● **Given task**
Search the listing below for the string "that" and copy every line where it occurs.

● **Dataset content**
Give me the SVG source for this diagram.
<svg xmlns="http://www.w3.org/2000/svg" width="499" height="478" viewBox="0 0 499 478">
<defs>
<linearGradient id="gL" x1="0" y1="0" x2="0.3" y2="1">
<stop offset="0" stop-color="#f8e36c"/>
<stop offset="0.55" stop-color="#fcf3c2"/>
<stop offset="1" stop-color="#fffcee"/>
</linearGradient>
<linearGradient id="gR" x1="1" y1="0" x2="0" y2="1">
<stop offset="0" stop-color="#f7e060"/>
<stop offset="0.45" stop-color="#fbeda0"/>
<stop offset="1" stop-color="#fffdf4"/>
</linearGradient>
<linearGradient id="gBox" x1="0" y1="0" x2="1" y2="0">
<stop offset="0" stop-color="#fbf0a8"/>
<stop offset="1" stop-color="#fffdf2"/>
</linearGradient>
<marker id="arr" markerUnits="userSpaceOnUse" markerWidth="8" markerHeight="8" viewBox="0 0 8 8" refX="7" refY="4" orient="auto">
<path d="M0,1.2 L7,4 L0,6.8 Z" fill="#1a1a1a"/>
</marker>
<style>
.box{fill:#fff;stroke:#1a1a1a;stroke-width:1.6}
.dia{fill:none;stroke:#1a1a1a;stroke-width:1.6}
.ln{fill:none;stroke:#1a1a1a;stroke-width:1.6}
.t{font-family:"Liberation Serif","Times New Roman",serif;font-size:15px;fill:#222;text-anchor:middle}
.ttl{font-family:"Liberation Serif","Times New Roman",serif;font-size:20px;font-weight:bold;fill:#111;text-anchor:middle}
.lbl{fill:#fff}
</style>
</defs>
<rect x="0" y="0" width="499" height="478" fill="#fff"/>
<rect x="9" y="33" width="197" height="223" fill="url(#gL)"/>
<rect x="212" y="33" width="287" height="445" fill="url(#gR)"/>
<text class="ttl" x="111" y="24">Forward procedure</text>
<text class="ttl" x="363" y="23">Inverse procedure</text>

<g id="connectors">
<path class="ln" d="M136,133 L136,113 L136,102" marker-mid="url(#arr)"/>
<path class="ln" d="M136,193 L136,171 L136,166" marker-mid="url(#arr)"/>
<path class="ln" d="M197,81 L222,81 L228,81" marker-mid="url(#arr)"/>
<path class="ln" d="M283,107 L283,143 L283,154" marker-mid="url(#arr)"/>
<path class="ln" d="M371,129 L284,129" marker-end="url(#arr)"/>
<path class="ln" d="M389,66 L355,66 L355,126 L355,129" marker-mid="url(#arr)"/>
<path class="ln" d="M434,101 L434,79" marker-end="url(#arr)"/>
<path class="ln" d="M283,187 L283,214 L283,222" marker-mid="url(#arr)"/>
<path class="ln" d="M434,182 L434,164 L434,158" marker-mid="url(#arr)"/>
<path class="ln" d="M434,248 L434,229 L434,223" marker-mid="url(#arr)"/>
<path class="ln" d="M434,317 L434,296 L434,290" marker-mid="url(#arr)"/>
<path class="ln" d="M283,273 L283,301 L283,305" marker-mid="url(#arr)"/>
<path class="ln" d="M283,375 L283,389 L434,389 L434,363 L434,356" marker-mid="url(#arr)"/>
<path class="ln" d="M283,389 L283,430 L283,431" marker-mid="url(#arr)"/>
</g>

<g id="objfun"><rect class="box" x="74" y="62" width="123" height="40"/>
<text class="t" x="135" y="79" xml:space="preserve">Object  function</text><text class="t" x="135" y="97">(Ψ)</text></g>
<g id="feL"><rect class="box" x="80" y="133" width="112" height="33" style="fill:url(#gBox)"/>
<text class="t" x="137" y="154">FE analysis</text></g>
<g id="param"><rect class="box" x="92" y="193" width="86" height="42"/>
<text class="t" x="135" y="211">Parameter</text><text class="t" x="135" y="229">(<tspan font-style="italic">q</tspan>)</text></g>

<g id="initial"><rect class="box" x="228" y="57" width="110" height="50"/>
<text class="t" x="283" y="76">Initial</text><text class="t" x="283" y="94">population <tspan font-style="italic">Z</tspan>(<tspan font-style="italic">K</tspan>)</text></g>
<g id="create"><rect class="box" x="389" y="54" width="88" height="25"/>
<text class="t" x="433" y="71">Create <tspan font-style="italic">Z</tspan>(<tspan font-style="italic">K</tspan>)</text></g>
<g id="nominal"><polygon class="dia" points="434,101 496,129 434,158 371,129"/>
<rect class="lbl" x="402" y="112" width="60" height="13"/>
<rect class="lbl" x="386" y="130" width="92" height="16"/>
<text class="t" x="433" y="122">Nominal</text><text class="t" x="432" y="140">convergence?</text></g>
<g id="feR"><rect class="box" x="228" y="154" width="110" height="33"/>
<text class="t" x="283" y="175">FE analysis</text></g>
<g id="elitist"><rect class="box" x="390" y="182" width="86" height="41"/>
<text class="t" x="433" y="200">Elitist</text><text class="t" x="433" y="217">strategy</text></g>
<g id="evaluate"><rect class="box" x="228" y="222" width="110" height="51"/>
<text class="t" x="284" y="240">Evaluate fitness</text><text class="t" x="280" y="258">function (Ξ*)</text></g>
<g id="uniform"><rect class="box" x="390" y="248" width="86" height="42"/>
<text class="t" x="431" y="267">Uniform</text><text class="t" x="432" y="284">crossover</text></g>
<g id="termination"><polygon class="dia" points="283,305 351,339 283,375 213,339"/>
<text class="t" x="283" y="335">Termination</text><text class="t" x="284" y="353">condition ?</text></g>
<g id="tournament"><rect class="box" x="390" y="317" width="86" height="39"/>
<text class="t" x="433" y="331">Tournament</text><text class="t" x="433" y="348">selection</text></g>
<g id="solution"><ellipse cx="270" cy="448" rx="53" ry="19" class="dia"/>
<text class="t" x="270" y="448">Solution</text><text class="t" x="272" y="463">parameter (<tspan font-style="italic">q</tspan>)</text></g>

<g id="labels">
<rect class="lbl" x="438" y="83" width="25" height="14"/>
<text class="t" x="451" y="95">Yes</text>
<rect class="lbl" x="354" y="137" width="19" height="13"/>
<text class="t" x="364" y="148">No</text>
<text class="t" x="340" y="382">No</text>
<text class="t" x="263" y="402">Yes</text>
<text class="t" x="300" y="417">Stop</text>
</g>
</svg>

---

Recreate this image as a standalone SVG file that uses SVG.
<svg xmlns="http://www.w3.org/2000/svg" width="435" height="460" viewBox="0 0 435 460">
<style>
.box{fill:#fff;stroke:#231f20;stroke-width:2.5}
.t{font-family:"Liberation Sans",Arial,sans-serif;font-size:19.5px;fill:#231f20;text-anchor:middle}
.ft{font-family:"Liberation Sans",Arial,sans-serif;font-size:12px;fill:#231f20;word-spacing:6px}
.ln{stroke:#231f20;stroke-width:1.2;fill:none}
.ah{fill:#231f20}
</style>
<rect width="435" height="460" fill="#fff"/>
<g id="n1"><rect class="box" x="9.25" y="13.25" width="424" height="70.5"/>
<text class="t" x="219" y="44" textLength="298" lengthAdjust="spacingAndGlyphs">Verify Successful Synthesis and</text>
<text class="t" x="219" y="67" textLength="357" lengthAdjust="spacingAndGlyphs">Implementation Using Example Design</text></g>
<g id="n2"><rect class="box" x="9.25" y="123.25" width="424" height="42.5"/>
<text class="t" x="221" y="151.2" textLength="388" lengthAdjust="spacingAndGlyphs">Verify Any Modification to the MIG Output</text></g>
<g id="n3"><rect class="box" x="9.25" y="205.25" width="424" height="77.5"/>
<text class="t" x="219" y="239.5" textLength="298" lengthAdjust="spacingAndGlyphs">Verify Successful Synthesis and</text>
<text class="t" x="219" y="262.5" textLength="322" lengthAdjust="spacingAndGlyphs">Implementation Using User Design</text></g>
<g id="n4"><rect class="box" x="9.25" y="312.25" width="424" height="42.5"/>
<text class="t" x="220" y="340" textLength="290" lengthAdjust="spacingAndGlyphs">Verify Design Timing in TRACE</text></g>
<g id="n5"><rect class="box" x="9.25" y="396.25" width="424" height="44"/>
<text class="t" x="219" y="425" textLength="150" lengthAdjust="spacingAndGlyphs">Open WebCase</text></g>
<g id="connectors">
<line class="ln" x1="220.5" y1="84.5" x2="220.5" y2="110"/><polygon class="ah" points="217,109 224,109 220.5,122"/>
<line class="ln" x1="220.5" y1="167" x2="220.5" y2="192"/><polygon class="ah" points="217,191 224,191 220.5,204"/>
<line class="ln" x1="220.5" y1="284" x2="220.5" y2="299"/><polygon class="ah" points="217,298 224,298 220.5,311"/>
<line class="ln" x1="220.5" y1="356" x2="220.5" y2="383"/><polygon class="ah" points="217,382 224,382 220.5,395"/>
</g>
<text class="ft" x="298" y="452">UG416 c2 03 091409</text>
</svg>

---

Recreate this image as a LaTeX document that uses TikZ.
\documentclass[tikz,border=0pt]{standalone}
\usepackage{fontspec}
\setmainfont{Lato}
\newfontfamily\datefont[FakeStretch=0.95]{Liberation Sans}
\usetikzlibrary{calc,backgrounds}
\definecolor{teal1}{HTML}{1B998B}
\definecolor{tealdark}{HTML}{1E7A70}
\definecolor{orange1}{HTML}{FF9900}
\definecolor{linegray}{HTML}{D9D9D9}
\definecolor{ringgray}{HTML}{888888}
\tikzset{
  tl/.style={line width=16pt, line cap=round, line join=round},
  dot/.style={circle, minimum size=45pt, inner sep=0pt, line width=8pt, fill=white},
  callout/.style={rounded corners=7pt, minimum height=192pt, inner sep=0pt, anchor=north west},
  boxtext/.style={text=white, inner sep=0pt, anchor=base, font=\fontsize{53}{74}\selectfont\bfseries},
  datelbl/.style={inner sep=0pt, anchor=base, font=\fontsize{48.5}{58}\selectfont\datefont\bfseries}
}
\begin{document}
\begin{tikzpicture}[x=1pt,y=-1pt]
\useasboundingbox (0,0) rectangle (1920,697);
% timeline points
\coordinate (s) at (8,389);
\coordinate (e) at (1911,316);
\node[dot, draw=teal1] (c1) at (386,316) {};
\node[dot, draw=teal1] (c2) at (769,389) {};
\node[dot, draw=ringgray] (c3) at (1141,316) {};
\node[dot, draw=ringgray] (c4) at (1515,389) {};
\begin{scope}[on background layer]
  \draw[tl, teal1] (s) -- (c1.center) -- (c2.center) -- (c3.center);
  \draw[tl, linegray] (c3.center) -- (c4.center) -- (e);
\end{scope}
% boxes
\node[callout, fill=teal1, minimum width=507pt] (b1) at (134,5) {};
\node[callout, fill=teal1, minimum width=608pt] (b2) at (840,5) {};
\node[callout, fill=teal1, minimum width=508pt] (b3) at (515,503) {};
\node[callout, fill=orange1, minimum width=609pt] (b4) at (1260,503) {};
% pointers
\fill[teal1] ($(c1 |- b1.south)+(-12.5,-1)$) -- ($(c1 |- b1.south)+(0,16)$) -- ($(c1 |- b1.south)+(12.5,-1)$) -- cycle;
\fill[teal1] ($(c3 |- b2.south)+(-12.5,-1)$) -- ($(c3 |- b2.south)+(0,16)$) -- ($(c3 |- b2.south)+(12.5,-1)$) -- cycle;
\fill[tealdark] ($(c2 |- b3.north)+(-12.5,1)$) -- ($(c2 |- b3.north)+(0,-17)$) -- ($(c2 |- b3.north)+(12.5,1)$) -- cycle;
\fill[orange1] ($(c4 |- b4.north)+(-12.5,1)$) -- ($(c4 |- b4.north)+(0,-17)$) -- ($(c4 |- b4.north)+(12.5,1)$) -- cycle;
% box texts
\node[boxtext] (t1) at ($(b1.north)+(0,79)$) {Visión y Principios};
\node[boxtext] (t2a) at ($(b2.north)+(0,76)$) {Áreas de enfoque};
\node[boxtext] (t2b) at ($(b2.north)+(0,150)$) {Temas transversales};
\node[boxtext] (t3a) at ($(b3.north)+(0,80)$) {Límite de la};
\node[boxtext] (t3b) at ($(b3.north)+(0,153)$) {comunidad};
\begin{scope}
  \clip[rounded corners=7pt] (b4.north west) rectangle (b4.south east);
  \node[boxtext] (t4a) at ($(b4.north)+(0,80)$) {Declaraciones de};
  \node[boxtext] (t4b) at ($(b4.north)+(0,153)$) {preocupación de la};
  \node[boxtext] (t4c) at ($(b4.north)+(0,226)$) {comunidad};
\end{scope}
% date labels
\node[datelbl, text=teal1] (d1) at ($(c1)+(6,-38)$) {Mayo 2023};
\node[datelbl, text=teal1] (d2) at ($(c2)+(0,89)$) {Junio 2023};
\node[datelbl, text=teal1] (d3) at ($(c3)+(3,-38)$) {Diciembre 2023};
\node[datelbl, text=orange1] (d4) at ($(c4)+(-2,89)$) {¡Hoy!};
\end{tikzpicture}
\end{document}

● **Solution to the problem**
Recreate this image as a standalone SVG file that uses SVG.
Recreate this image as a LaTeX document that uses TikZ.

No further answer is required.